§ **Required work**
Exactly as written, write out the lines below from the first to the one containing "1.6, 0.8, 0, 0];", inclusive. Pictures do not belong in the copy.

§ **Supplied material**
········

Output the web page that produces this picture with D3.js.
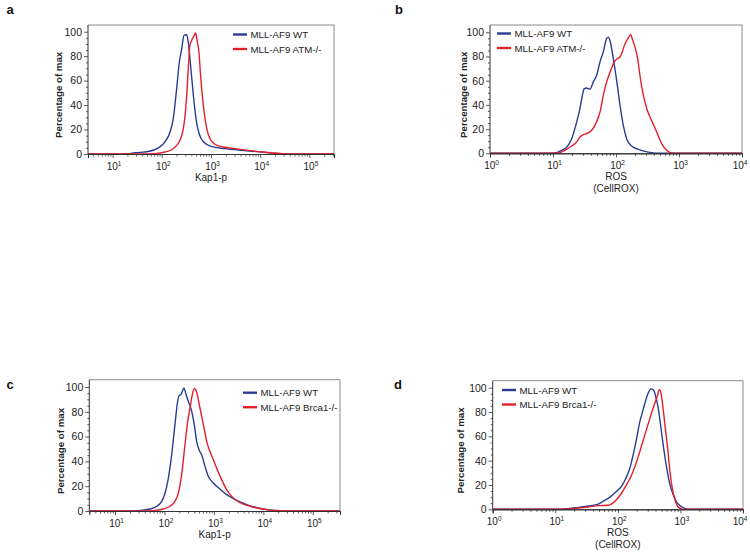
<!DOCTYPE html>
<html><head><meta charset="utf-8">
<script src="https://cdn.jsdelivr.net/npm/d3@7"></script>
<style>
body{margin:0;background:#fff}
svg{display:block;font-family:"Liberation Sans",Arial,Helvetica,sans-serif}
</style>
</head><body>
<svg id="chart" width="750" height="558"></svg>
<script>
// ---------- data ----------
const yTickValues = [0, 20, 40, 60, 80, 100];
const kapTickValues = [1e1, 1e2, 1e3, 1e4, 1e5];
const rosTickValues = [1e0, 1e1, 1e2, 1e3, 1e4];
const kapExponents = ["1", "2", "3", "4", "5"];
const rosExponents = ["0", "1", "2", "3", "4"];
const panelLetters = ["a", "b", "c", "d"];
const legendATM = ["MLL-AF9 WT", "MLL-AF9 ATM-/-"];
const legendBrca = ["MLL-AF9 WT", "MLL-AF9 Brca1-/-"];
const xTitleKap = ["Kap1-p"];
const xTitleROS = ["ROS", "(CellROX)"];
const yTitle = "Percentage of max";

// panel a: Kap1-p, WT vs ATM-/-
const aWT_x = [3, 10, 20, 28.5, 53, 85, 116, 147, 171, 200, 227, 254, 282, 321, 346, 386, 438, 495, 570, 698, 1033, 1928, 4207, 10715, 19953, 31623, 320000];
const aWT_y = [0, 0, 0.2, 1, 2, 5, 10, 18, 29, 53, 75, 86, 97, 97.5, 91, 72, 48, 29, 17, 10, 6, 4.4, 3, 1.6, 0.5, 0, 0];
const aATM_x = [3, 30, 73, 116, 159, 200, 254, 287, 321, 346, 374, 405, 458, 489, 527, 570, 607, 647, 711, 818, 955, 1205, 1778, 3076, 5728, 10715, 19953, 37239, 320000];
const aATM_y = [0, 0, 0.3, 1.6, 3.5, 7, 15, 26, 48, 70, 89, 93, 97, 99, 91.6, 83, 67, 53, 37, 21, 12.5, 8, 5.7, 4.4, 3, 1.6, 0.8, 0, 0];

// panel b: ROS, WT vs ATM-/-
const bWT_x = [1, 8, 10.8, 13.7, 16.5, 19.8, 23.8, 26.8, 29.3, 31.4, 34.2, 38.7, 43.6, 49.3, 55.7, 63, 71.1, 75.5, 81.3, 90.7, 102.6, 115.7, 130.6, 147.6, 177, 226, 288, 368, 470, 10000];
const bWT_y = [0, 0, 0.3, 2.5, 5, 12, 26, 37, 48, 53.4, 54, 53, 59, 64.5, 75.5, 84, 95, 96, 92, 78, 60, 40, 23, 12, 6, 3.3, 1.6, 0.5, 0, 0];
const bATM_x = [1, 9, 12.2, 15.5, 19.8, 23.8, 26.8, 30.3, 34.2, 41.1, 49.3, 55.7, 63, 71.1, 80.3, 90.7, 102.6, 115.7, 126, 139, 157, 171, 184, 200, 221, 240, 265, 307, 368, 443, 531, 637, 766, 919, 10000];
const bATM_y = [0, 0, 0.3, 2.5, 6, 9.4, 13.5, 15.4, 16.3, 19, 26, 34, 48, 59, 67, 74, 78, 79.6, 84, 90.6, 95.3, 98, 93.4, 88, 78, 64.5, 50.7, 37, 27, 17.6, 8, 2.5, 0.3, 0, 0];

// panel c: Kap1-p, WT vs Brca1-/-
const cWT_x = [3, 15, 32, 51, 70, 88, 103, 120, 140, 163, 185, 200, 216, 230, 248, 269, 303, 356, 401, 449, 499, 566, 661, 769, 972, 1327, 1811, 2468, 3365, 4603, 6776, 9977, 15886, 25293, 350000];
const cWT_y = [0, 0, 0.5, 1.6, 3.8, 7.8, 14.5, 26.6, 45.4, 69.6, 88.4, 93.3, 93.8, 96.5, 99.2, 95, 88.4, 80.4, 69.6, 56, 49.5, 45.4, 36, 28, 22.6, 17.7, 13.2, 10, 7.3, 5.1, 3, 1.6, 0.5, 0, 0];
const cBrca_x = [3, 25, 59, 95, 129, 163, 191, 223, 260, 295, 328, 366, 401, 428, 462, 506, 566, 631, 715, 834, 972, 1170, 1436, 1811, 2291, 2891, 3926, 5370, 7907, 11668, 21727, 34594, 350000];
const cBrca_y = [0, 0, 0.3, 1.6, 3.8, 7.8, 14.5, 29.3, 53.5, 72.3, 83, 93.8, 98.7, 97.8, 93.8, 85.8, 76.3, 67, 56, 48, 41.4, 33.3, 25.3, 17.2, 11.8, 8.3, 5.6, 3.8, 2.2, 1.1, 0.3, 0, 0];

// panel d: ROS, WT vs Brca1-/-
const dWT_x = [1, 9.9, 16, 23.3, 33.7, 45.8, 58.5, 74.8, 95.7, 115, 135, 156, 176, 200, 225, 249, 271, 306, 338, 368, 402, 442, 489, 539, 603, 680, 767, 869, 1019, 1180, 1419, 10000];
const dWT_y = [0, 0, 0.5, 1.6, 2.7, 3.8, 6.6, 10, 14.8, 19, 25.8, 34, 45, 58.6, 72.3, 80.5, 87.4, 95.6, 99, 98.4, 93, 83.3, 66.8, 50.4, 34, 20.3, 12, 6, 2.5, 0.8, 0, 0];
const dBrca_x = [1, 10, 20.6, 33.7, 48.6, 70.3, 79.6, 95.7, 115, 138, 162, 188, 225, 271, 326, 382, 427, 459, 489, 520, 565, 624, 680, 740, 817, 902, 1019, 1180, 10000];
const dBrca_y = [0, 0, 0.8, 1.9, 3, 3.3, 4.4, 8, 13.4, 20.3, 27, 35.3, 47.7, 61.4, 75, 86, 93, 98.4, 95.6, 86, 69.6, 50.4, 31.2, 17.5, 8, 2.5, 0.5, 0, 0];

// ---------- styles ----------
const BLUE = "#2a3d96";
const RED = "#e41f2b";
const AXIS = "#333";
const FRAME = "#8a8a8a";

const panels = [
  { letter: panelLetters[0], lx: 10, ly: 14, left: 88, right: 334, top: 25, y0: 154, y100: 31.7,
    xDomain: [Math.pow(10, 0.5), Math.pow(10, 5.5)], ticks: kapTickValues, exps: kapExponents,
    xTitle: xTitleKap, yTitleX: 58, legend: legendATM, legX: 233, legY: 34.5,
    series: [[aWT_x, aWT_y, BLUE], [aATM_x, aATM_y, RED]] },
  { letter: panelLetters[1], lx: 399, ly: 14, left: 490, right: 742, top: 25, y0: 153.3, y100: 32.3,
    xDomain: [1, 1e4], ticks: rosTickValues, exps: rosExponents,
    xTitle: xTitleROS, yTitleX: 463, legend: legendATM, legX: 497, legY: 33.5,
    series: [[bWT_x, bWT_y, BLUE], [bATM_x, bATM_y, RED]] },
  { letter: panelLetters[2], lx: 10, ly: 389, left: 89.3, right: 340, top: 379.7, y0: 511, y100: 387,
    xDomain: [Math.pow(10, 0.48), Math.pow(10, 5.55)], ticks: kapTickValues, exps: kapExponents,
    xTitle: xTitleKap, yTitleX: 60, legend: legendBrca, legX: 243, legY: 392.7,
    series: [[cWT_x, cWT_y, BLUE], [cBrca_x, cBrca_y, RED]] },
  { letter: panelLetters[3], lx: 398, ly: 389, left: 492.7, right: 743, top: 380.7, y0: 509.3, y100: 387.7,
    xDomain: [1, 1e4], ticks: rosTickValues, exps: rosExponents,
    xTitle: xTitleROS, yTitleX: 460, legend: legendBrca, legX: 502, legY: 390,
    series: [[dWT_x, dWT_y, BLUE], [dBrca_x, dBrca_y, RED]] }
];

const svg = d3.select("#chart");

panels.forEach((p, i) => {
  const g = svg.append("g");
  const x = d3.scaleLog().domain(p.xDomain).range([p.left, p.right]);
  const y = d3.scaleLinear().domain([0, 100]).range([p.y0, p.y100]);

  // panel letter
  g.append("text").attr("x", p.lx).attr("y", p.ly).attr("text-anchor", "middle")
    .attr("font-size", 13).attr("font-weight", "bold").attr("fill", "#111").text(p.letter);

  // frame (top & right)
  g.append("path")
    .attr("d", `M${p.left},${p.top}H${p.right}V${p.y0}`)
    .attr("fill", "none").attr("stroke", FRAME).attr("stroke-width", 1);

  // clip
  const clipId = "clip" + i;
  svg.append("clipPath").attr("id", clipId).append("rect")
    .attr("x", p.left).attr("y", p.top).attr("width", p.right - p.left).attr("height", p.y0 - p.top + 1);

  // lines
  const line = d3.line().x(d => x(d[0])).y(d => y(d[1])).curve(d3.curveMonotoneX);
  p.series.forEach(([xs, ys, col]) => {
    const pts = xs.map((v, k) => [v, ys[k]]);
    g.append("path").attr("clip-path", `url(#${clipId})`)
      .attr("d", line(pts)).attr("fill", "none").attr("stroke", col)
      .attr("stroke-width", 1.4).attr("stroke-linejoin", "round");
  });

  // x axis
  const lo = Math.log10(p.xDomain[0]), hi = Math.log10(p.xDomain[1]);
  const minors = [];
  for (let e = Math.floor(lo); e <= Math.ceil(hi); e++) {
    for (let m = 2; m <= 9; m++) {
      const v = m * Math.pow(10, e);
      if (v >= p.xDomain[0] && v <= p.xDomain[1]) minors.push(v);
    }
  }
  const xAxisMinor = d3.axisBottom(x).tickValues(minors).tickSize(2.5).tickFormat("");
  const xAxisMajor = d3.axisBottom(x).tickValues(p.ticks).tickSize(4).tickFormat("");
  const gxm = g.append("g").attr("transform", `translate(0,${p.y0})`).call(xAxisMinor);
  const gx = g.append("g").attr("transform", `translate(0,${p.y0})`).call(xAxisMajor);
  [gxm, gx].forEach(a => {
    a.select(".domain").attr("stroke", AXIS).attr("stroke-width", 1);
    a.selectAll(".tick line").attr("stroke", AXIS).attr("stroke-width", 0.8);
  });
  p.ticks.forEach((t, k) => {
    const lxPos = Math.min(x(t) + 1.5, 740);
    const tx = g.append("text").attr("x", lxPos).attr("y", p.y0 + 15.5)
      .attr("text-anchor", "middle").attr("font-size", 10).attr("fill", "#222");
    tx.append("tspan").text("10");
    tx.append("tspan").attr("dy", -4).attr("font-size", 6.5).text(p.exps[k]);
  });

  // y axis
  const yMinor = d3.range(0, 101, 5).filter(v => v % 20 !== 0);
  const gym = g.append("g").attr("transform", `translate(${p.left},0)`)
    .call(d3.axisLeft(y).tickValues(yMinor).tickSize(2).tickFormat(""));
  const gy = g.append("g").attr("transform", `translate(${p.left},0)`)
    .call(d3.axisLeft(y).tickValues(yTickValues).tickSize(4).tickPadding(2));
  gym.select(".domain").remove();
  gym.selectAll(".tick line").attr("stroke", AXIS).attr("stroke-width", 0.8);
  gy.select(".domain").attr("stroke", AXIS).attr("stroke-width", 1)
    .attr("d", `M0,${p.top}V${p.y0}`);
  gy.selectAll(".tick line").attr("stroke", AXIS).attr("stroke-width", 0.8);
  gy.selectAll(".tick text").attr("font-size", 10.5).attr("fill", "#222")
    .attr("font-family", "Liberation Sans, Arial, sans-serif");

  // axis titles
  const cx = (p.left + p.right) / 2;
  p.xTitle.forEach((t, k) => {
    g.append("text").attr("x", cx).attr("y", p.y0 + 27 + k * 12)
      .attr("text-anchor", "middle").attr("font-size", 10).attr("fill", "#222").text(t);
  });
  const cy = (p.y0 + p.y100) / 2 + 2;
  g.append("text").attr("transform", `translate(${p.yTitleX + 3.5},${cy}) rotate(-90)`)
    .attr("text-anchor", "middle").attr("font-size", 9.7).attr("font-weight", "bold")
    .attr("fill", "#222").text(yTitle);

  // legend
  p.legend.forEach((t, k) => {
    const ly = p.legY + k * 14.5;
    g.append("line").attr("x1", p.legX).attr("x2", p.legX + 14).attr("y1", ly).attr("y2", ly)
      .attr("stroke", p.series[k][2]).attr("stroke-width", 2.4);
    g.append("text").attr("x", p.legX + 17.5).attr("y", ly + 3.5).attr("font-size", 9.7)
      .attr("fill", "#222").text(t);
  });
});
</script>
</body></html>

········

§ **Task answer**
Output the web page that produces this picture with D3.js.
<!DOCTYPE html>
<html><head><meta charset="utf-8">
<script src="https://cdn.jsdelivr.net/npm/d3@7"></script>
<style>
body{margin:0;background:#fff}
svg{display:block;font-family:"Liberation Sans",Arial,Helvetica,sans-serif}
</style>
</head><body>
<svg id="chart" width="750" height="558"></svg>
<script>
// ---------- data ----------
const yTickValues = [0, 20, 40, 60, 80, 100];
const kapTickValues = [1e1, 1e2, 1e3, 1e4, 1e5];
const rosTickValues = [1e0, 1e1, 1e2, 1e3, 1e4];
const kapExponents = ["1", "2", "3", "4", "5"];
const rosExponents = ["0", "1", "2", "3", "4"];
const panelLetters = ["a", "b", "c", "d"];
const legendATM = ["MLL-AF9 WT", "MLL-AF9 ATM-/-"];
const legendBrca = ["MLL-AF9 WT", "MLL-AF9 Brca1-/-"];
const xTitleKap = ["Kap1-p"];
const xTitleROS = ["ROS", "(CellROX)"];
const yTitle = "Percentage of max";

// panel a: Kap1-p, WT vs ATM-/-
const aWT_x = [3, 10, 20, 28.5, 53, 85, 116, 147, 171, 200, 227, 254, 282, 321, 346, 386, 438, 495, 570, 698, 1033, 1928, 4207, 10715, 19953, 31623, 320000];
const aWT_y = [0, 0, 0.2, 1, 2, 5, 10, 18, 29, 53, 75, 86, 97, 97.5, 91, 72, 48, 29, 17, 10, 6, 4.4, 3, 1.6, 0.5, 0, 0];
const aATM_x = [3, 30, 73, 116, 159, 200, 254, 287, 321, 346, 374, 405, 458, 489, 527, 570, 607, 647, 711, 818, 955, 1205, 1778, 3076, 5728, 10715, 19953, 37239, 320000];
const aATM_y = [0, 0, 0.3, 1.6, 3.5, 7, 15, 26, 48, 70, 89, 93, 97, 99, 91.6, 83, 67, 53, 37, 21, 12.5, 8, 5.7, 4.4, 3, 1.6, 0.8, 0, 0];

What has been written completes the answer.